Part IV of the majority opinion was not joined by those concurring in part. That section reaffirms the doctrine of claim differentiation (slip op., pg. 32). Also, Part IV remarks that the “doctrine of construing claims to preserve their validity” is not a “regular component of claim construction” but is confined to instances of “ambiguity” (slip op., pgs. 36-37). Part IV is weakened too because like other CAFC cases, it never makes clear whether claim differentiation is a doctrine or canon of construction, or just a check against a claim being “redundant” (slip op., pg. 32), or does it act as a “presumption” favoring a broader interpretation (slip op., pg. 13).
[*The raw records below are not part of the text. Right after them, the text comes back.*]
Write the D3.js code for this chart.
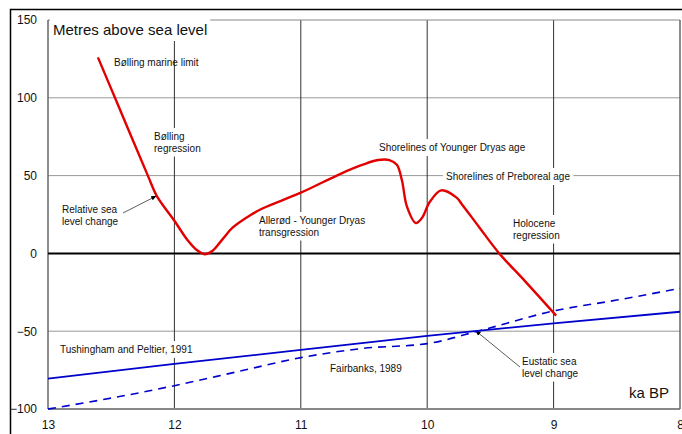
<!DOCTYPE html>
<html>
<head>
<meta charset="utf-8">
<script src="https://cdn.jsdelivr.net/npm/d3@7"></script>
<style>
  body { margin: 0; background: #fff; }
  text { font-family: Arial, "Liberation Sans", sans-serif; fill: #111; }
</style>
</head>
<body>
<svg id="chart" width="682" height="434"></svg>
<script>
// ka BP ticks and metre ticks
const xTicks = [13, 12, 11, 10, 9, 8];
const yTicks = [150, 100, 50, 0, -50, -100];

// relative sea level (red curve)
const rslAge = [12.605, 12.47, 12.21, 12.14, 12.0, 11.9, 11.82, 11.76, 11.70, 11.62, 11.54, 11.40, 11.30, 11.0, 10.69, 10.51, 10.39, 10.30, 10.24, 10.20, 10.16, 10.09, 10.04, 9.98, 9.89, 9.77, 9.72, 9.59, 9.43, 9.23, 8.98];
const rslLevel = [126, 100, 50, 37, 21, 9, 2, -0.5, 1.5, 9, 16.5, 24.5, 29, 39, 51, 57, 60, 60, 57, 47, 30, 19.5, 23, 33, 40.5, 36, 31, 17, 0, -17.5, -40];

// eustatic curves
const tpAge = [13, 12, 11, 10, 9, 8];
const tpLevel = [-80.5, -71, -62, -53, -45, -37.5];
const fbAge = [13, 12.5, 12, 11.5, 11, 10.5, 10, 9.6, 9, 8.5, 8];
const fbLevel = [-100, -93, -85, -76, -67, -61, -58, -50, -37, -30, -22.5];

const svg = d3.select('#chart');

const x = d3.scaleLinear().domain([13, 8]).range([48, 680]);
const y = d3.scaleLinear().domain([-100, 150]).range([409, 20]);

// outer frame
svg.append('path')
    .attr('d', 'M10.5,434 L10.5,9.5 L682,9.5')
    .attr('fill', 'none')
    .attr('stroke', '#000')
    .attr('stroke-width', 1.5);

// horizontal gridlines
svg.append('g').selectAll('line')
    .data([100, 50, -50])
    .enter().append('line')
    .attr('x1', x(13)).attr('x2', x(8))
    .attr('y1', d => y(d)).attr('y2', d => y(d))
    .attr('stroke', '#999')
    .attr('stroke-width', 1);

// vertical gridlines
svg.append('g').selectAll('line')
    .data([12, 11, 10, 9])
    .enter().append('line')
    .attr('x1', d => x(d)).attr('x2', d => x(d))
    .attr('y1', y(150)).attr('y2', y(-100))
    .attr('stroke', '#333')
    .attr('stroke-width', 1);

// plot border
svg.append('line').attr('x1', x(13)).attr('x2', x(8)).attr('y1', y(150)).attr('y2', y(150))
    .attr('stroke', '#888').attr('stroke-width', 1);
svg.append('line').attr('x1', x(13)).attr('x2', x(8)).attr('y1', y(-100)).attr('y2', y(-100))
    .attr('stroke', '#888').attr('stroke-width', 2);
svg.append('line').attr('x1', x(13)).attr('x2', x(13)).attr('y1', y(150)).attr('y2', y(-100))
    .attr('stroke', '#666').attr('stroke-width', 1.5);
svg.append('line').attr('x1', x(8)).attr('x2', x(8)).attr('y1', y(150)).attr('y2', y(-100))
    .attr('stroke', '#666').attr('stroke-width', 1.5);

// zero line
svg.append('line').attr('x1', x(13)).attr('x2', x(8)).attr('y1', y(0)).attr('y2', y(0))
    .attr('stroke', '#000').attr('stroke-width', 2);

// axes (labels only)
const yAxis = svg.append('g')
    .attr('transform', `translate(${x(13)},0)`)
    .call(d3.axisLeft(y).tickValues(yTicks).tickFormat(d3.format('d')).tickSize(0).tickPadding(11));
const xAxis = svg.append('g')
    .attr('transform', `translate(0,${y(-100)})`)
    .call(d3.axisBottom(x).tickValues(xTicks).tickFormat(d3.format('d')).tickSize(0).tickPadding(11));
[yAxis, xAxis].forEach(a => {
    a.select('.domain').remove();
    a.selectAll('text')
        .style('font-family', 'Arial, "Liberation Sans", sans-serif')
        .style('font-size', '12px')
        .attr('fill', '#111');
});

// labels with white background
function label(px, py, lines, size, bg) {
    const g = svg.append('g');
    const t = g.append('text')
        .attr('x', px).attr('y', py)
        .style('font-size', size + 'px');
    lines.forEach((s, i) => {
        t.append('tspan').attr('x', px).attr('dy', i === 0 ? 0 : '1.15em').text(s);
    });
    if (bg) {
        const b = t.node().getBBox();
        g.insert('rect', 'text')
            .attr('x', b.x - 3).attr('y', b.y - 3)
            .attr('width', b.width + 6).attr('height', b.height + 6)
            .attr('fill', '#fff');
    }
}

label(53, 35, ['Metres above sea level'], 15, true);
label(114, 66, ['Bølling marine limit'], 10, false);
label(154, 140, ['Bølling', 'regression'], 10, true);
label(62, 213, ['Relative sea', 'level change'], 10, true);
label(259, 224, ['Allerød - Younger Dryas', 'transgression'], 10, true);
label(379, 151, ['Shorelines of Younger Dryas age'], 10, true);
label(446, 180, ['Shorelines of Preboreal age'], 10, true);
label(513, 227, ['Holocene', 'regression'], 10, true);
label(60, 353, ['Tushingham and Peltier, 1991'], 10, true);
label(330, 372, ['Fairbanks, 1989'], 10, true);
label(522, 365, ['Eustatic sea', 'level change'], 10, true);
label(629, 398, ['ka BP'], 15, true);

// arrows
svg.append('defs').append('marker')
    .attr('id', 'arrow')
    .attr('viewBox', '0 0 10 10')
    .attr('refX', 10).attr('refY', 5)
    .attr('markerWidth', 7).attr('markerHeight', 7)
    .attr('orient', 'auto')
    .append('path')
    .attr('d', 'M0,1 L10,5 L0,9 Z')
    .attr('fill', '#000');

svg.append('line')
    .attr('x1', 123).attr('y1', 213)
    .attr('x2', x(12.14)).attr('y2', y(37))
    .attr('stroke', '#333').attr('stroke-width', 0.8)
    .attr('marker-end', 'url(#arrow)');
svg.append('line')
    .attr('x1', 520).attr('y1', 367)
    .attr('x2', x(9.62)).attr('y2', y(-49.5))
    .attr('stroke', '#333').attr('stroke-width', 0.8)
    .attr('marker-end', 'url(#arrow)');

// curves
const line = d3.line()
    .x(d => x(d[0]))
    .y(d => y(d[1]));

svg.append('path')
    .datum(tpAge.map((a, i) => [a, tpLevel[i]]))
    .attr('d', line)
    .attr('fill', 'none')
    .attr('stroke', '#0000cc')
    .attr('stroke-width', 1.8);

svg.append('path')
    .datum(fbAge.map((a, i) => [a, fbLevel[i]]))
    .attr('d', line.curve(d3.curveMonotoneX))
    .attr('fill', 'none')
    .attr('stroke', '#0000cc')
    .attr('stroke-width', 1.6)
    .attr('stroke-dasharray', '8,6');

svg.append('path')
    .datum(rslAge.map((a, i) => [a, rslLevel[i]]))
    .attr('d', line.curve(d3.curveCatmullRom.alpha(0.5)))
    .attr('fill', 'none')
    .attr('stroke', '#e30000')
    .attr('stroke-width', 2.4);
</script>
</body>
</html>
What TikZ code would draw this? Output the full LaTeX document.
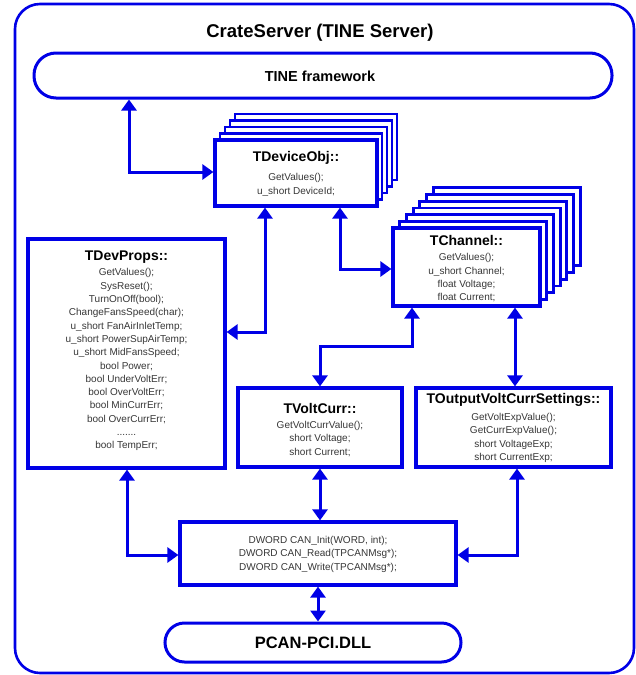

Part IV is now the law, however, that applies a broad interpretation to a claim element that the specification suggests can serve “multiple objectives” (slip op., pg. 35). That principle is solidified in Part III of the opinion, which rejects “the contention that if a patent describes only a single embodiment, the claims of the patent must be construed as limited to that embodiment” (slip op., pg. 29). Also, these and other aspects of the ruling may cut back on cases after Texas Digital that find, or infer, that the specification disavowed some breadth impliedly, and Phillips may restore the requirement of a “clear disavowal of claim scope” (slip op., pg. 23).
Many commentators will quote this-ship’s-going-down remarks in Judge Mayer’s opinion in dissent. Suffice it to say that the dissent cites 17 Supreme Court decisions, and only 2 of the CAFC. That suggests that His Honor is imploring the High Court to review the issue (Mayer dissent fn. 1) of whether claim construction is decided by the district judge, or the fact finder. Beyond that, it provides good material for discussing the wisdom of the majority’s rules.